GIVEN PROBLEM >> Gather from the listing below each line that includes the word "drawn", and copy it.

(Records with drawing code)

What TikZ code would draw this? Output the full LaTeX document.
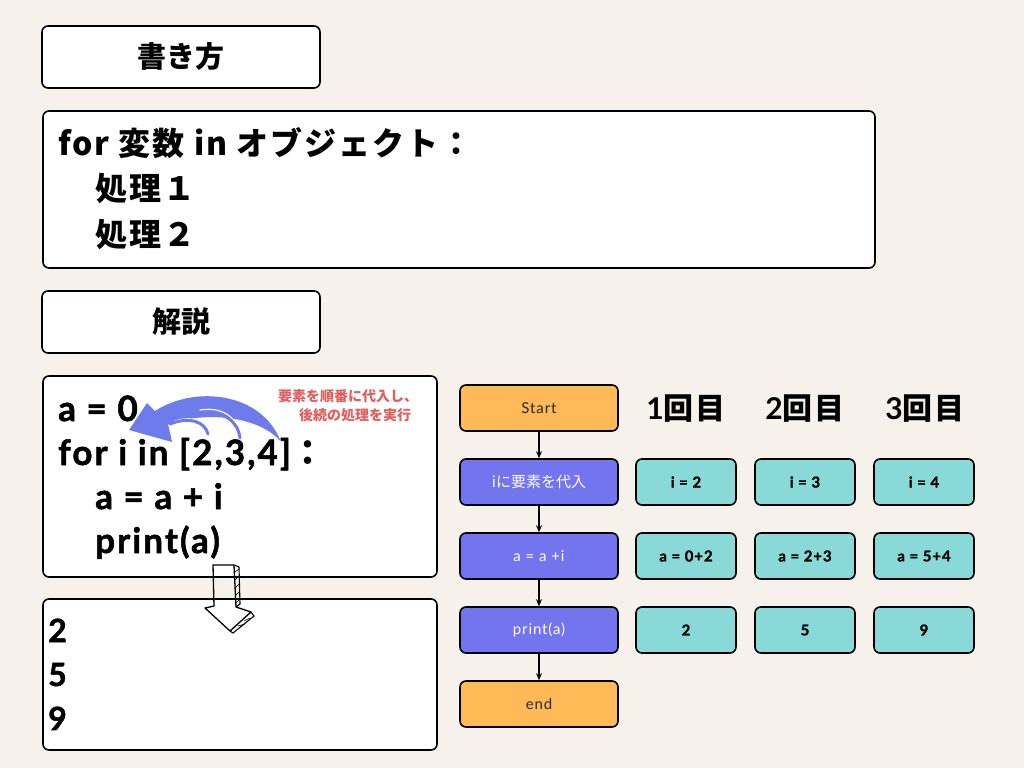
\documentclass[tikz,border=0pt]{standalone}
\usepackage{fontspec}
\setmainfont{Lato}
\newfontfamily\lat{Lato}[LetterSpace=6, BoldFeatures={FakeBold=1.5}]
\newfontfamily\latw{Lato}[LetterSpace=6, BoldFeatures={FakeBold=1.2}]
\newfontfamily\cjk{Noto Sans CJK JP}
\newfontfamily\cjkw{Noto Sans CJK JP}[LetterSpace=6]
\usetikzlibrary{arrows.meta}
\definecolor{bg}{HTML}{F6F2EB}
\definecolor{orng}{HTML}{FFB957}
\definecolor{viol}{HTML}{7275EE}
\definecolor{teal2}{HTML}{88D9D8}
\definecolor{redtxt}{HTML}{E35D5D}
\definecolor{bluearr}{HTML}{6E7BEB}
\tikzset{
  panel/.style={draw=black, line width=1.6pt, fill=white, rounded corners=6pt},
  flow/.style={draw=black, line width=1.6pt, rounded corners=6pt, minimum width=158pt, minimum height=46pt, inner sep=0pt, font=\latw\fontsize{15}{15}\selectfont},
  orbox/.style={flow, fill=orng, text=black!85},
  vibox/.style={flow, fill=viol, text=white},
  tbox/.style={draw=black, line width=1.6pt, rounded corners=6pt, fill=teal2, minimum width=100pt, minimum height=46pt, inner sep=0pt, font=\latw\fontsize{15}{15}\selectfont\bfseries},
  farrow/.style={-{Stealth[length=7pt,width=6pt]}, line width=1.3pt},
  codetxt/.style={anchor=base west, inner sep=0pt, font=\lat\fontsize{35}{35}\selectfont\bfseries},
  cjktxt/.style={anchor=base west, inner sep=0pt, font=\cjkw\fontsize{32}{32}\selectfont\bfseries},
  head/.style={inner sep=0pt, font=\fontsize{30}{30}\selectfont\bfseries}
}
\begin{document}
\begin{tikzpicture}[x=1pt,y=-1pt]
\fill[bg] (0,0) rectangle (1024,768);
\useasboundingbox (0,0) rectangle (1024,768);

% title boxes
\node[panel, minimum width=278pt, minimum height=62pt, inner sep=0pt, font=\cjk\fontsize{29}{29}\selectfont\bfseries] (t1) at (181,57) {書き方};
\draw[panel] (43,111) rectangle (875,268);
\node[cjktxt] (l1) at (58,155) {for 変数 in オブジェクト：};
\node[cjktxt] (l2) at (95,200) {処理１};
\node[cjktxt] (l3) at (95,246) {処理２};
\node[panel, minimum width=278pt, minimum height=62pt, inner sep=0pt, font=\cjk\fontsize{29}{29}\selectfont\bfseries] (t2) at (181,322) {解説};

% code box
\draw[panel] (43,376) rectangle (437,577);
\node[codetxt] (c1) at (58,421) {a = 0};
\node[codetxt] (c2) at (58,465) {for i in [2,3,4]{\cjk：}};
\node[codetxt] (c3) at (95,509) {a = a + i};
\node[codetxt] (c4) at (95,553) {print(a)};
\node[text=redtxt, inner sep=0pt, align=center, font=\cjk\fontsize{14}{19}\selectfont\bfseries] (note) at (348,406) {要素を順番に代入し、\\\hspace*{14pt}後続の処理を実行};

% blue curved arrow
\fill[bluearr] (129,430) -- (147,403) -- (155,411)
  .. controls (195,385) and (262,392) .. (281,442)
  .. controls (262,418) and (210,410) .. (168,424)
  -- (172,442) -- cycle;
\draw[white, line width=1.2pt, line cap=round] (175,421) .. controls (195,415) and (205,422) .. (209,432);
\draw[white, line width=1.2pt, line cap=round] (200,410) .. controls (225,406) and (238,420) .. (241,436);
\draw[bluearr, line width=3pt, line cap=round] (170,424) .. controls (190,416) and (205,422) .. (208,434);
\draw[bluearr, line width=3pt, line cap=round] (200,414) .. controls (225,410) and (238,422) .. (240,438);

% output box
\draw[panel] (43,599) rectangle (437,750);
\node[codetxt, font=\lat\fontsize{32}{32}\selectfont\bfseries] (o1) at (48,642) {2};
\node[codetxt, font=\lat\fontsize{32}{32}\selectfont\bfseries] (o2) at (48,686) {5};
\node[codetxt, font=\lat\fontsize{32}{32}\selectfont\bfseries] (o3) at (48,730) {9};

% hand drawn down arrow
\draw[line width=1.3pt, line join=round] (213,565) -- (214,606) -- (205,608) -- (230,631) -- (251,612) -- (236,607) -- (234,565) -- cycle;
\draw[line width=1.1pt] (234,565) -- (239,567) -- (240,604) -- (236,607);
\draw[line width=0.6pt] (235,572) -- (239,569) (235,580) -- (239,576) (235,588) -- (239,584) (235,596) -- (239,592) (236,603) -- (239,600);
\draw[line width=1.1pt] (251,612) -- (254,616) -- (233,633) -- (230,631);
\draw[line width=0.6pt] (238,626) -- (245,624) (244,621) -- (250,618);

% flowchart
\node[orbox] (s) at (539,408) {Start};
\node[vibox, font=\cjk\fontsize{15}{15}\selectfont] (f1) at (539,482) {iに要素を代入};
\node[vibox] (f2) at (539,556) {a = a +i};
\node[vibox] (f3) at (539,630) {print(a)};
\node[orbox] (e) at (539,704) {end};
\draw[farrow] (s) -- (f1);
\draw[farrow] (f1) -- (f2);
\draw[farrow] (f2) -- (f3);
\draw[farrow] (f3) -- (e);

% headers
\node[head] (h1) at (686,409) {1{\cjkw 回目}};
\node[head] (h2) at (805,409) {2{\cjkw 回目}};
\node[head] (h3) at (925,409) {3{\cjkw 回目}};

% teal grid
\node[tbox] (a1) at (686,482) {i = 2};
\node[tbox] (a2) at (805,482) {i = 3};
\node[tbox] (a3) at (924,482) {i = 4};
\node[tbox] (b1) at (686,556) {a = 0+2};
\node[tbox] (b2) at (805,556) {a = 2+3};
\node[tbox] (b3) at (924,556) {a = 5+4};
\node[tbox] (d1) at (686,630) {2};
\node[tbox] (d2) at (805,630) {5};
\node[tbox] (d3) at (924,630) {9};
\end{tikzpicture}
\end{document}
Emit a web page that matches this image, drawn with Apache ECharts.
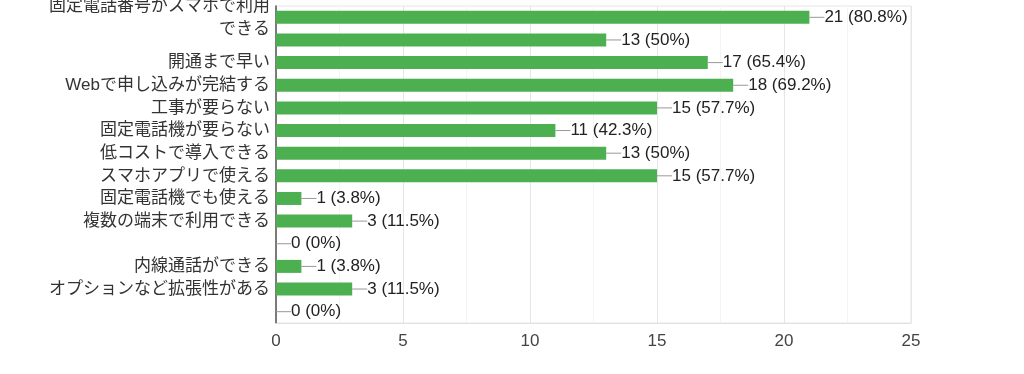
<!DOCTYPE html>
<html>
<head>
<meta charset="utf-8">
<script src="https://cdn.jsdelivr.net/npm/echarts@6/dist/echarts.min.js"></script>
<style>
html,body{margin:0;padding:0;background:#fff;}
#c{width:1024px;height:374px;}
</style>
</head>
<body>
<div id="c"></div>
<script>
const categories = [
  '固定電話番号がスマホで利用\nできる',
  '',
  '開通まで早い',
  'Webで申し込みが完結する',
  '工事が要らない',
  '固定電話機が要らない',
  '低コストで導入できる',
  'スマホアプリで使える',
  '固定電話機でも使える',
  '複数の端末で利用できる',
  '',
  '内線通話ができる',
  'オプションなど拡張性がある',
  ''
];
const counts = [21, 13, 17, 18, 15, 11, 13, 15, 1, 3, 0, 1, 3, 0];
const percents = [80.8, 50, 65.4, 69.2, 57.7, 42.3, 50, 57.7, 3.8, 11.5, 0, 3.8, 11.5, 0];
const xTicks = [0, 5, 10, 15, 20, 25];

const FONT = 'Arial, "Liberation Sans", "Noto Sans CJK JP", sans-serif';
const chart = echarts.init(document.getElementById('c'), null, {renderer: 'canvas'});
chart.setOption({
  animation: false,
  backgroundColor: '#ffffff',
  grid: {
    left: 276, right: 113, top: 6, bottom: 51,
    containLabel: false,
    outerBoundsMode: 'none',
    show: true, borderColor: '#e6e6e6', borderWidth: 1, backgroundColor: 'transparent'
  },
  xAxis: {
    type: 'value',
    min: xTicks[0], max: xTicks[xTicks.length - 1], interval: 5,
    axisLine: {show: true, lineStyle: {color: '#e0e0e0', width: 1}},
    axisTick: {show: false},
    axisLabel: {color: '#444', fontSize: 17, fontFamily: FONT, margin: 10},
    splitLine: {show: true, lineStyle: {color: '#e6e6e6', width: 1}},
    minorTick: {show: false, splitNumber: 2},
    minorSplitLine: {show: true, lineStyle: {color: '#f4f4f4', width: 1}}
  },
  yAxis: {
    type: 'category',
    data: categories,
    inverse: true,
    axisLine: {show: true, lineStyle: {color: '#555', width: 1.5}},
    axisTick: {show: false},
    axisLabel: {color: '#333', fontSize: 17, fontFamily: FONT, margin: 6, lineHeight: 23, align: 'right'},
    splitLine: {show: false}
  },
  series: [{
    type: 'bar',
    data: counts,
    barWidth: 13,
    itemStyle: {color: '#4caf50'},
    label: {
      show: true,
      position: 'right',
      distance: 0,
      color: '#222',
      fontSize: 17,
      fontFamily: FONT,
      formatter: p => counts[p.dataIndex] + ' (' + percents[p.dataIndex] + '%)'
    },
    labelLayout: {dx: 15},
    labelLine: {show: true, lineStyle: {color: '#999', width: 1}}
  }]
});
</script>
</body>
</html>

SOLUTION FOR THIS TASK >>
% hand drawn down arrow
Emit a web page that matches this image, drawn with Apache ECharts.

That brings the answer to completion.